● **To do**:
Find the string "matplotlib" in the entries and copy each line that has it.

● **Given records**:
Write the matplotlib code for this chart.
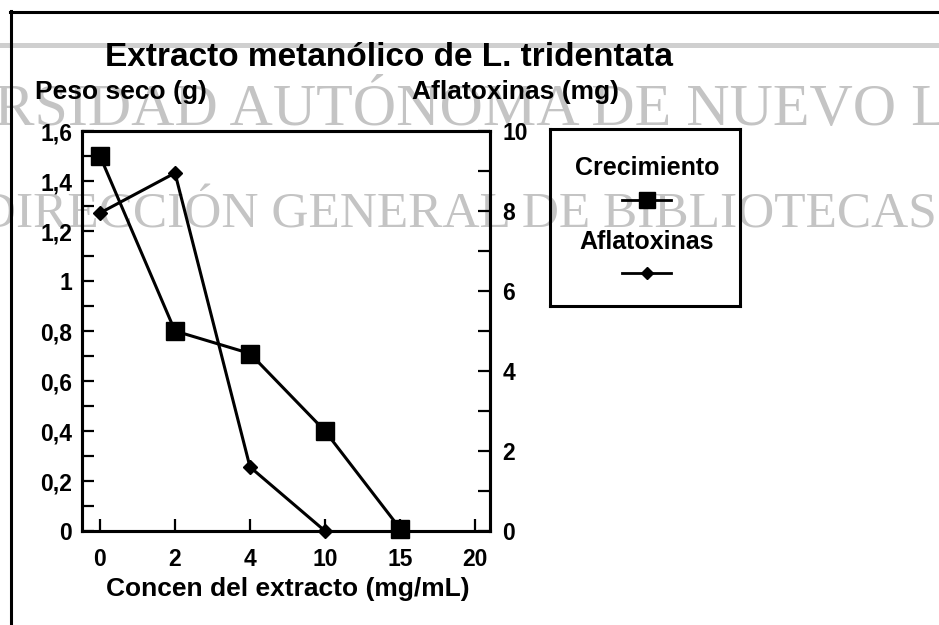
import matplotlib
matplotlib.use("Agg")
import matplotlib.pyplot as plt
from matplotlib.ticker import MultipleLocator, FixedLocator, FixedFormatter
from matplotlib.lines import Line2D

plt.rcParams['font.family'] = ['Liberation Sans', 'DejaVu Sans']

# ---- data ----
categories = ["0", "2", "4", "10", "15", "20"]
crecimiento = [1.5, 0.8, 0.71, 0.4, 0.01]          # Peso seco (g)
aflatoxinas = [7.95, 8.95, 1.6, 0.0]               # Aflatoxinas (mg)
left_ticks = [0, 0.2, 0.4, 0.6, 0.8, 1.0, 1.2, 1.4, 1.6]
left_labels = ["0", "0,2", "0,4", "0,6", "0,8", "1", "1,2", "1,4", "1,6"]
right_ticks = [0, 2, 4, 6, 8, 10]
right_labels = ["0", "2", "4", "6", "8", "10"]

W, H = 939, 625
fig = plt.figure(figsize=(W / 100, H / 100), dpi=100)
fig.patch.set_facecolor('white')

def fx(px):
    return px / W

def fy(py):
    return 1 - py / H

# ---- watermark (behind everything) ----
wm = '#c4c4c4'
fig.text(fx(-192), fy(125), "UNIVERSIDAD AUTÓNOMA DE NUEVO LEÓN", fontsize=43.2,
         family='Liberation Serif', color=wm, ha='left', va='baseline', zorder=-5)
fig.text(fx(937), fy(228), "DIRECCIÓN GENERAL DE BIBLIOTECAS", fontsize=37,
         family='Liberation Serif', color=wm, ha='right', va='baseline', zorder=-5)
fig.add_artist(Line2D([0, 1], [fy(44.5), fy(44.5)], transform=fig.transFigure,
                      color='#cfcfcf', lw=3.6, zorder=-5))

# ---- outer frame ----
fig.add_artist(Line2D([fx(10), 1.0], [fy(12), fy(12)], transform=fig.transFigure,
                      color='black', lw=2.2, zorder=1))
fig.add_artist(Line2D([fx(11), fx(11)], [fy(11), 0.0], transform=fig.transFigure,
                      color='black', lw=2.2, zorder=1))

# ---- main axes ----
L, R, T, B = 82, 490, 131, 531
ax = fig.add_axes([fx(L), fy(B), (R - L) / W, (B - T) / H])
ax.patch.set_alpha(0)
ax2 = ax.twinx()
ax2.patch.set_alpha(0)

x = list(range(len(categories)))
ax.plot(x[:len(crecimiento)], crecimiento, color='black', lw=2.2, marker='s',
        markersize=12.5, clip_on=False, zorder=3)
ax2.plot(x[:len(aflatoxinas)], aflatoxinas, color='black', lw=2.2, marker='D',
         markersize=7.5, clip_on=False, zorder=3)

ax.set_xlim(-0.24, 5.2)
ax.set_ylim(0, 1.6)
ax2.set_ylim(0, 10)

ax.xaxis.set_major_locator(FixedLocator(x))
ax.xaxis.set_major_formatter(FixedFormatter(categories))
ax.yaxis.set_major_locator(FixedLocator(left_ticks))
ax.yaxis.set_major_formatter(FixedFormatter(left_labels))
ax.yaxis.set_minor_locator(MultipleLocator(0.1))
ax2.yaxis.set_major_locator(FixedLocator(right_ticks))
ax2.yaxis.set_major_formatter(FixedFormatter(right_labels))
ax2.yaxis.set_minor_locator(MultipleLocator(1))

for a in (ax, ax2):
    for s in a.spines.values():
        s.set_linewidth(2.2)
ax.tick_params(axis='both', which='both', direction='in', length=8.5, width=1.6,
               top=False, right=False)
ax.tick_params(axis='y', pad=7)
ax.tick_params(axis='x', pad=12)
ax2.tick_params(axis='y', which='both', direction='in', length=8.5, width=1.6,
                pad=9, left=False, right=True)
for lab in ax.get_xticklabels() + ax.get_yticklabels() + ax2.get_yticklabels():
    lab.set_fontsize(16.5)
    lab.set_fontweight('bold')

# ---- labels ----
fig.text(fx(288), fy(577), "Concen del extracto (mg/mL)", fontsize=19,
         fontweight='bold', ha='center', va='top')
fig.text(fx(35), fy(99), "Peso seco (g)", fontsize=19, fontweight='bold',
         ha='left', va='baseline')
fig.text(fx(619), fy(99), "Aflatoxinas (mg)", fontsize=19, fontweight='bold',
         ha='right', va='baseline')
fig.text(fx(105), fy(66), "Extracto metanólico de L. tridentata", fontsize=24,
         fontweight='bold', ha='left', va='baseline')

# ---- legend (label above its handle) ----
LL, LR, LT, LB = 550, 740, 129, 306
lax = fig.add_axes([fx(LL), fy(LB), (LR - LL) / W, (LB - LT) / H])
lax.patch.set_alpha(0)
lax.set_xlim(LL, LR)
lax.set_ylim(LB, LT)
lax.set_xticks([])
lax.set_yticks([])
for s in lax.spines.values():
    s.set_linewidth(2.2)
legend_items = [("Crecimiento", 's', 11.5, 168, 200),
                ("Aflatoxinas", 'D', 6.5, 242, 273)]
for name, mk, ms, ty, hy in legend_items:
    lax.text(647, ty, name, fontsize=18, fontweight='bold', ha='center', va='center')
    lax.add_line(Line2D([622, 671], [hy, hy], color='black', lw=2.0))
    lax.add_line(Line2D([646.5], [hy], color='black', marker=mk, markersize=ms,
                        linestyle='none'))

fig.savefig("out.png", dpi=100, facecolor='white')
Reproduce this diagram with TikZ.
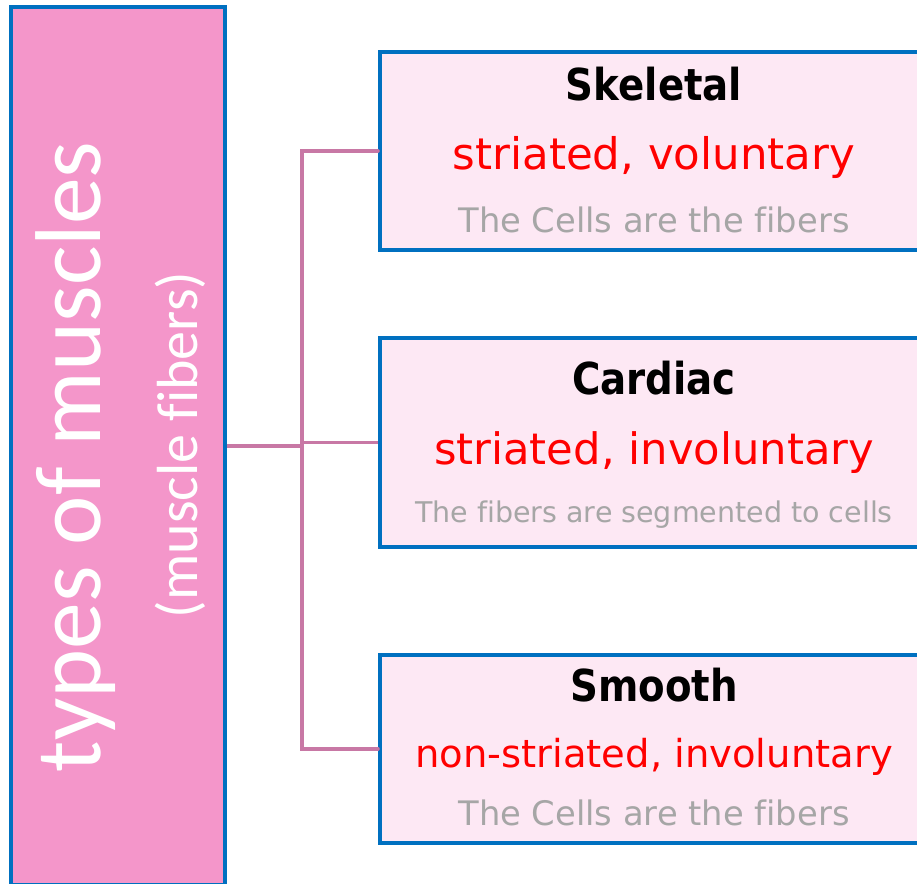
\documentclass[tikz,border=0pt]{standalone}
\usepackage{fontspec}
\setmainfont{DejaVu Sans}[Ligatures={NoCommon}]
\newfontfamily\vertfont{Carlito}[Ligatures={NoCommon}]
\newfontfamily\headfont{DejaVu Sans}[FakeStretch=0.88]
\definecolor{leftfill}{HTML}{F496CA}
\definecolor{boxblue}{HTML}{0070C0}
\definecolor{boxfill}{HTML}{FDE8F4}
\definecolor{linkcol}{HTML}{C878A5}
\definecolor{redtxt}{HTML}{FF0000}
\definecolor{graytxt}{HTML}{A6A6A6}
\begin{document}
\begin{tikzpicture}[x=1pt,y=1pt,
  catbox/.style={draw=boxblue,line width=4pt,fill=boxfill,rectangle,inner sep=0pt,minimum width=548pt},
  titlebox/.style={draw=boxblue,line width=4pt,fill=leftfill,rectangle,inner sep=0pt,minimum width=213.4pt,minimum height=877.7pt},
  link/.style={draw=linkcol,line width=3.5pt},
  headtxt/.style={anchor=base,inner sep=0pt,font=\headfont\bfseries\fontsize{44}{48}\selectfont,text=black},
  redline/.style={anchor=base,inner sep=0pt,text=redtxt},
  grayline/.style={anchor=base,inner sep=0pt,text=graytxt}]
\useasboundingbox (0,0) rectangle (917,883);
\fill[white] (0,0) rectangle (917,883);
% left title box
\node[titlebox] (types) at (118,437) {};
\node[anchor=base,inner sep=0pt,rotate=90,text=white,font=\vertfont\fontsize{93.5}{100}\selectfont] (tmain) at (100,426) {types of muscles};
\node[anchor=base,inner sep=0pt,rotate=90,text=white,font=\vertfont\fontsize{58}{62}\selectfont] (tsub) at (197,438) {(muscle fibers)};
% category boxes
\node[catbox,minimum height=198.6pt] (sk) at (654,732) {};
\node[catbox,minimum height=209pt] (ca) at (654,440.5) {};
\node[catbox,minimum height=188.3pt] (sm) at (654,134.2) {};
% connectors
\coordinate (j) at (302,437);
\draw[link] (types.east) -- (j);
\draw[link,line cap=round] (j) |- (sk.west);
\draw[link] (j) |- (ca.west);
\draw[link,line cap=round] (j) |- (sm.west);
% texts: Skeletal
\node[headtxt] (skh) at (654,782) {Skeletal};
\node[redline,font=\fontsize{43.5}{48}\selectfont] (skr) at (654,713) {striated, voluntary};
\node[grayline,font=\fontsize{33.75}{38}\selectfont] (skg) at (654,650) {The Cells are the fibers};
% Cardiac
\node[headtxt] (cah) at (654,488) {Cardiac};
\node[redline,font=\fontsize{43.3}{48}\selectfont] (car) at (654,418) {striated, involuntary};
\node[grayline,font=\fontsize{28.5}{32}\selectfont] (cag) at (654,360) {The fibers are segmented to cells};
% Smooth
\node[headtxt] (smh) at (654,181) {Smooth};
\node[redline,font=\fontsize{38.5}{42}\selectfont] (smr) at (654,116) {non-striated, involuntary};
\node[grayline,font=\fontsize{33.75}{38}\selectfont] (smg) at (654,58) {The Cells are the fibers};
\end{tikzpicture}
\end{document}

● **Solution**:
Write the matplotlib code for this chart.
import matplotlib
matplotlib.use("Agg")
import matplotlib.pyplot as plt
from matplotlib.ticker import MultipleLocator, FixedLocator, FixedFormatter
from matplotlib.lines import Line2D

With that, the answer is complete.